*STATED TASK*
Provide a single number: the count of lines containing the string "that".

*RECORDS SHOWN*
--
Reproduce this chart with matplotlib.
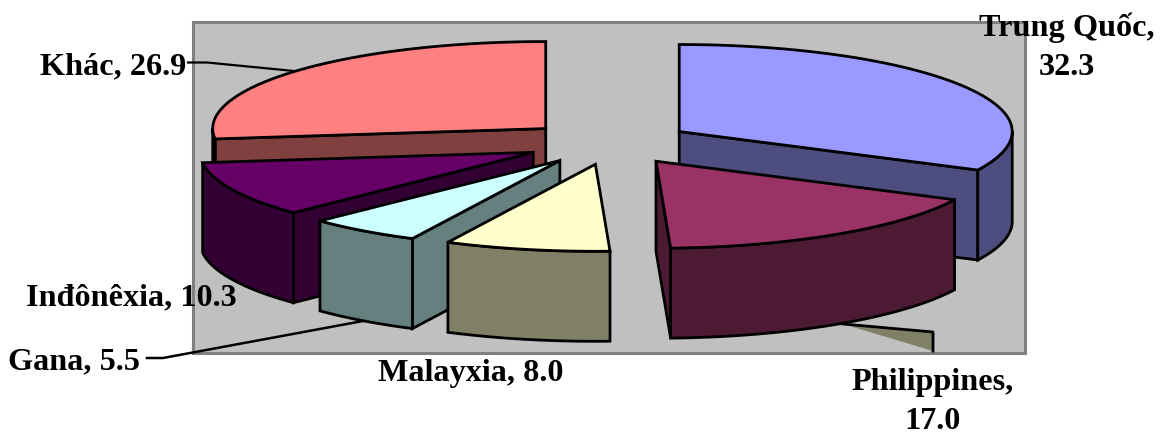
import numpy as np
import matplotlib
matplotlib.use("Agg")
import matplotlib.pyplot as plt
from matplotlib.patches import Polygon, Rectangle

# Share of each partner, in pie order (clockwise from twelve o'clock)
names = ["Trung Quốc", "Philippines", "Malayxia", "Gana", "Inđônêxia", "Khác"]
shares = [32.3, 17.0, 8.0, 5.5, 10.3, 26.9]
top_colors = ["#9999FF", "#993366", "#FFFFCC", "#CCFFFF", "#660066", "#FF8080"]
side_colors = ["#4D4D80", "#4D1A33", "#808066", "#668080", "#330033", "#804040"]

# Label text and centre position for each slice
label_text = ["Trung Quốc,\n32.3", "Philippines,\n17.0", "Malayxia, 8.0",
              "Gana, 5.5", "Inđônêxia, 10.3", "Khác, 26.9"]
label_xy = [(1067, 47), (933, 402), (471, 374), (74, 362), (131, 298), (113, 67)]

# Projected pie geometry, in pixels
CX, CY = 608.0, 144.0
RX, RY = 333.0, 87.0
DEPTH = 90.0
EXPLODE = 0.25
SLICE_NUDGE = [0.5, 2.5, 4.5, 1.0, 0.5, 0.0]
DRAW_ORDER = [5, 0, 4, 3, 1, 2]

W, H = 1164, 435
fig = plt.figure(figsize=(W / 100, H / 100), dpi=100, facecolor="white")
ax = fig.add_axes([0, 0, 1, 1])
ax.set_xlim(0, W)
ax.set_ylim(H, 0)
ax.axis("off")

ax.add_patch(Rectangle((193, 23), 832, 331, facecolor="#C0C0C0",
                       edgecolor="#808080", linewidth=2.2, zorder=1))


def rim(cx, cy, a, b, n=120):
    t = np.radians(np.linspace(a, b, n))
    return np.column_stack([cx + RX * np.sin(t), cy - RY * np.cos(t)])


def face(points, color, z):
    ax.add_patch(Polygon(points, closed=True, facecolor=color, edgecolor="black",
                         linewidth=2.0, joinstyle="miter", zorder=z))


def extrude(points):
    return np.vstack([points, (points + [0, DEPTH])[::-1]])


edges = np.concatenate([[0], np.cumsum(shares)]) * 3.6
z = 3
for i in DRAW_ORDER:
    a, b = edges[i], edges[i + 1]
    mid = np.radians((a + b) / 2)
    cx = CX + EXPLODE * RX * np.sin(mid) + SLICE_NUDGE[i]
    cy = CY - EXPLODE * RY * np.cos(mid)
    apex = np.array([[cx, cy]])
    # Radial cut faces that turn toward the viewer
    if np.sin(np.radians(a)) < 0:
        face(extrude(np.vstack([apex, rim(cx, cy, a, a, 1)])), side_colors[i], z)
    if np.sin(np.radians(b)) > 1e-6:
        face(extrude(np.vstack([apex, rim(cx, cy, b, b, 1)])), side_colors[i], z)
    # Outer wall along the front half of the ellipse
    lo, hi = max(a, 90), min(b, 270)
    if hi > lo:
        face(extrude(rim(cx, cy, lo, hi)), side_colors[i], z)
    # Top surface
    face(np.vstack([apex, rim(cx, cy, a, b)]), top_colors[i], z + 0.5)
    z += 1

# Leader lines
ax.plot([188, 207, 294], [63.5, 63.5, 72], color="black", lw=1.6, zorder=2)
ax.plot([147, 163, 363], [359, 359, 322], color="black", lw=1.8, zorder=2)
ax.add_patch(Polygon([(843, 325), (933, 333), (933, 352)], closed=True,
                     facecolor="#808066", edgecolor="none", zorder=2))
ax.plot([843, 933, 933], [325, 333, 352], color="black", lw=2.0, zorder=2)

for text, (x, y) in zip(label_text, label_xy):
    ax.text(x, y, text, family="Liberation Serif", weight="bold", fontsize=23.2,
            ha="center", va="center", color="black", linespacing=1.45, zorder=20)

fig.savefig("out.png", dpi=100, facecolor="white")
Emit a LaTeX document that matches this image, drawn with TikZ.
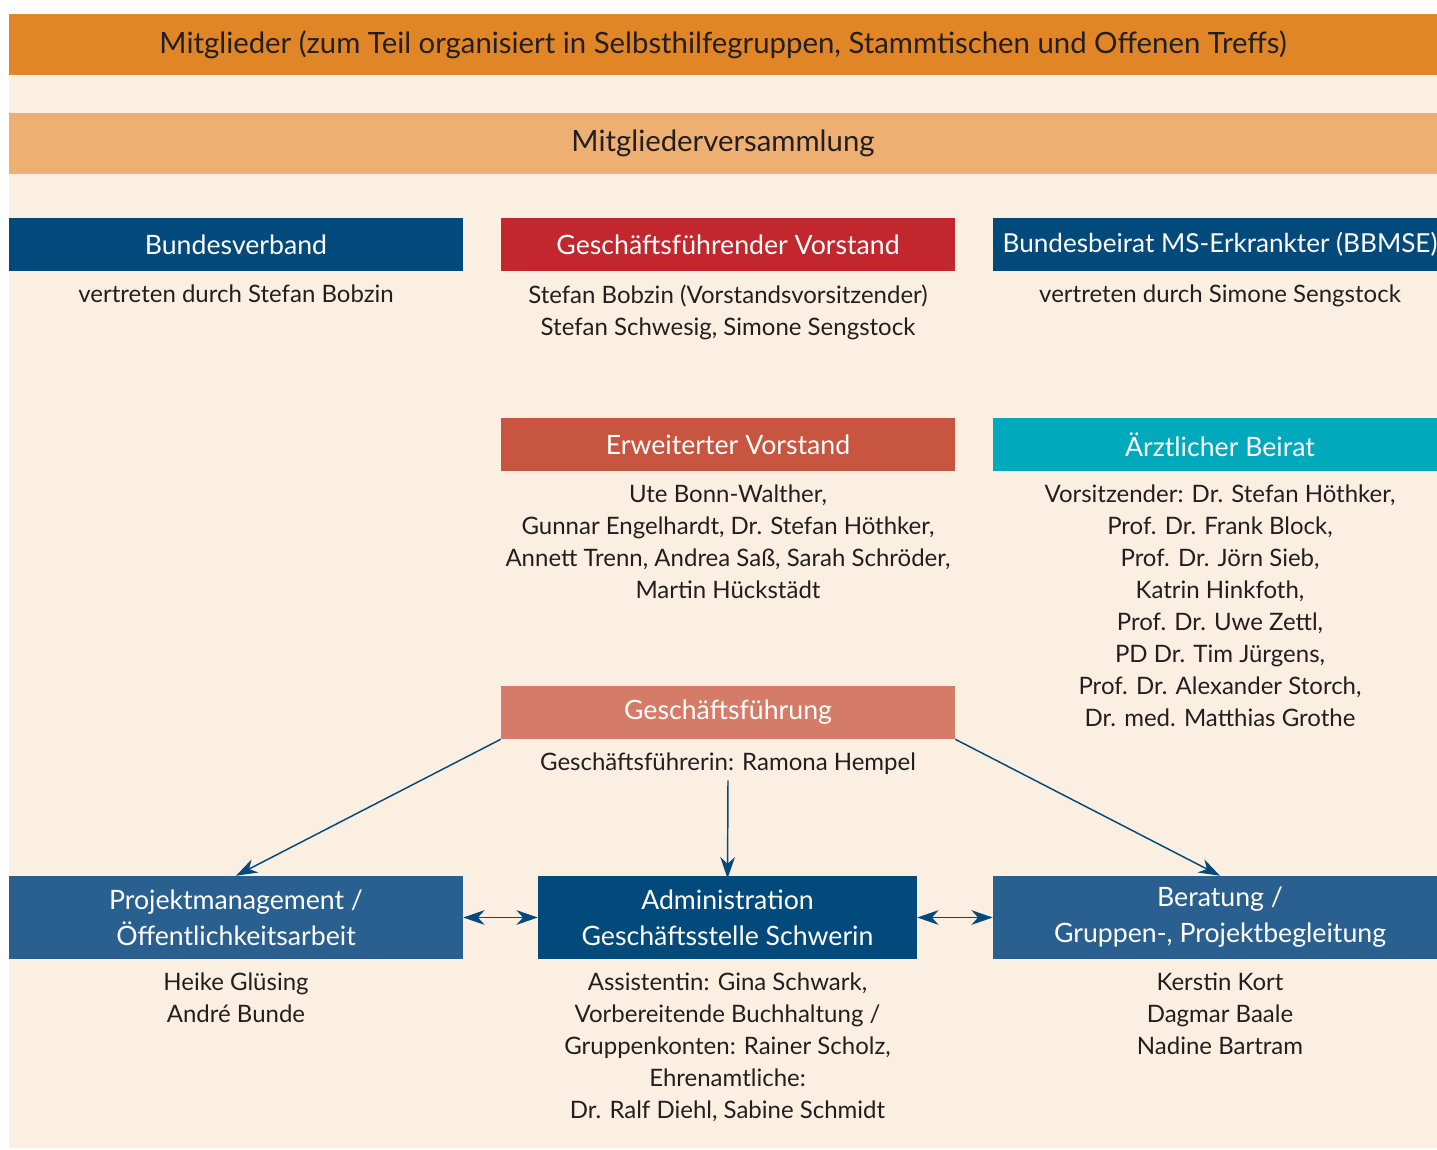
\documentclass[tikz,border=0pt]{standalone}
\usepackage{fontspec}
\setmainfont{Lato}
\usetikzlibrary{arrows.meta,positioning}

\definecolor{cream}{HTML}{FBEFE2}
\definecolor{topbar}{HTML}{E08626}
\definecolor{assembly}{HTML}{EDAF72}
\definecolor{navy}{HTML}{034A7C}
\definecolor{steel}{HTML}{2A6090}
\definecolor{boardred}{HTML}{C1272D}
\definecolor{extred}{HTML}{C8553F}
\definecolor{mgmt}{HTML}{D47C67}
\definecolor{teal}{HTML}{00A9BC}
\definecolor{ink}{HTML}{231F20}

\begin{document}
\begin{tikzpicture}[x=0.75pt,y=-0.75pt,node distance=4pt,
>={Stealth[length=16pt,width=11pt,inset=5pt]},
bar/.style={minimum width=1071pt,minimum height=45.75pt,inner sep=0pt,
    text=ink,font=\fontsize{22}{26}\selectfont},
unit/.style={minimum width=340.5pt,minimum height=39.75pt,inner sep=0pt,
    text=white,font=\fontsize{20}{24}\selectfont},
dept/.style={unit,minimum height=62.25pt,align=center,
    font=\fontsize{20}{27}\selectfont},
names/.style={align=center,text=ink,inner sep=0pt,
    font=\fontsize{18}{24}\selectfont},
link/.style={navy,line width=1.1pt}]
\useasboundingbox (0,0) rectangle (1437,1149);
\fill[cream] (9,14) rectangle (1437,1148);

% Mitglieder und Versammlung
\node[bar,fill=topbar] (mg) at (723,44.5)
    {Mitglieder (zum Teil organisiert in Selbsthilfegruppen, Stammtischen und Offenen Treffs)};
\node[bar,fill=assembly] (mv) at (723,143.5) {Mitgliederversammlung};

% erste Reihe
\node[unit,fill=navy] (bv) at (236,244.5) {Bundesverband};
\node[unit,fill=boardred] (gv) at (728,244.5) {Geschäftsführender Vorstand};
\node[unit,fill=navy,font=\fontsize{19.6}{24}\selectfont] (bb) at (1220,244.5)
    {Bundesbeirat MS-Erkrankter (BBMSE)};
\node[names] (bvN) [below=10pt of bv] {vertreten durch Stefan Bobzin};
\node[names] (gvN) [below=10pt of gv] {Stefan Bobzin (Vorstandsvorsitzender)\\
    Stefan Schwesig, Simone Sengstock};
\node[names] (bbN) [below=10pt of bb] {vertreten durch Simone Sengstock};

% zweite Reihe
\node[unit,fill=extred] (ev) at (728,444.5) {Erweiterter Vorstand};
\node[unit,fill=teal] (ab) at (1220,444.5) {Ärztlicher Beirat};
\node[names] (evN) [below=10pt of ev] {Ute Bonn-Walther,\\
    Gunnar Engelhardt, Dr. Stefan Höthker,\\
    Annett Trenn, Andrea Saß, Sarah Schröder,\\
    Martin Hückstädt};
\node[names] (abN) [below=10pt of ab] {Vorsitzender: Dr. Stefan Höthker,\\
    Prof. Dr. Frank Block,\\ Prof. Dr. Jörn Sieb,\\ Katrin Hinkfoth,\\
    Prof. Dr. Uwe Zettl,\\ PD Dr. Tim Jürgens,\\
    Prof. Dr. Alexander Storch,\\ Dr. med. Matthias Grothe};

% Geschaeftsfuehrung
\node[unit,fill=mgmt] (gf) at (728,712.5) {Geschäftsführung};
\node[names] (gfN) [below=10pt of gf] {Geschäftsführerin: Ramona Hempel};

% untere Reihe
\node[dept,fill=steel] (pm) at (236,917.5) {Projektmanagement /\\ Öffentlichkeitsarbeit};
\node[dept,fill=navy,minimum width=284.25pt] (adm) at (727.5,917.5)
    {Administration\\ Geschäftsstelle Schwerin};
\node[dept,fill=steel] (ber) at (1220,917.5) {Beratung /\\ Gruppen-, Projektbegleitung};
\node[names] (pmN) [below=10pt of pm] {Heike Glüsing\\ André Bunde};
\node[names] (admN) [below=10pt of adm] {Assistentin: Gina Schwark,\\
    Vorbereitende Buchhaltung /\\ Gruppenkonten: Rainer Scholz,\\
    Ehrenamtliche:\\ Dr. Ralf Diehl, Sabine Schmidt};
\node[names] (berN) [below=10pt of ber] {Kerstin Kort\\ Dagmar Baale\\ Nadine Bartram};

\path[link,->] (gf.south west) edge (pm.north)
               (gf.south east) edge (ber.north)
               ([yshift=-4pt]gfN.south) edge ([yshift=-2pt]adm.north);
\path[link,<->] (pm) edge (adm)
                (adm) edge (ber);
\end{tikzpicture}
\end{document}
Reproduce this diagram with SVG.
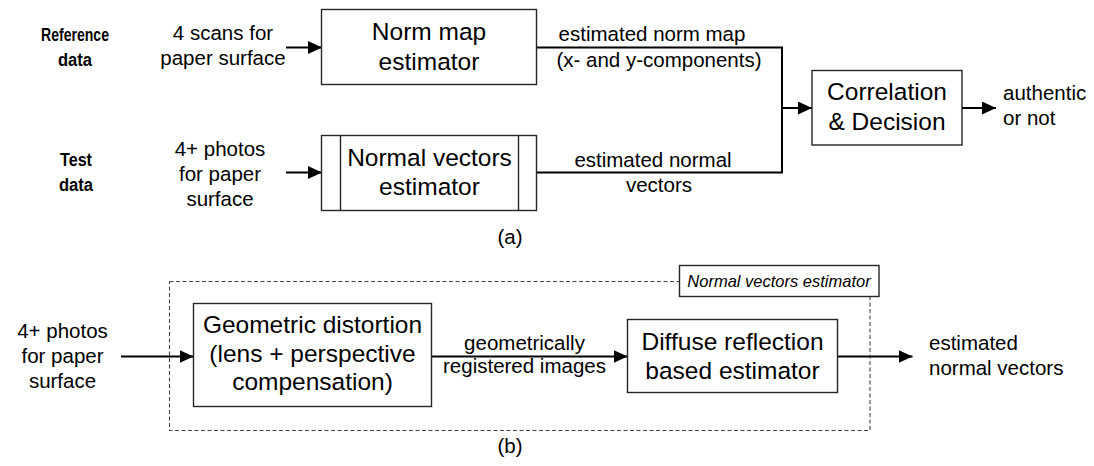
--
*ANSWER TO THIS TASK*
2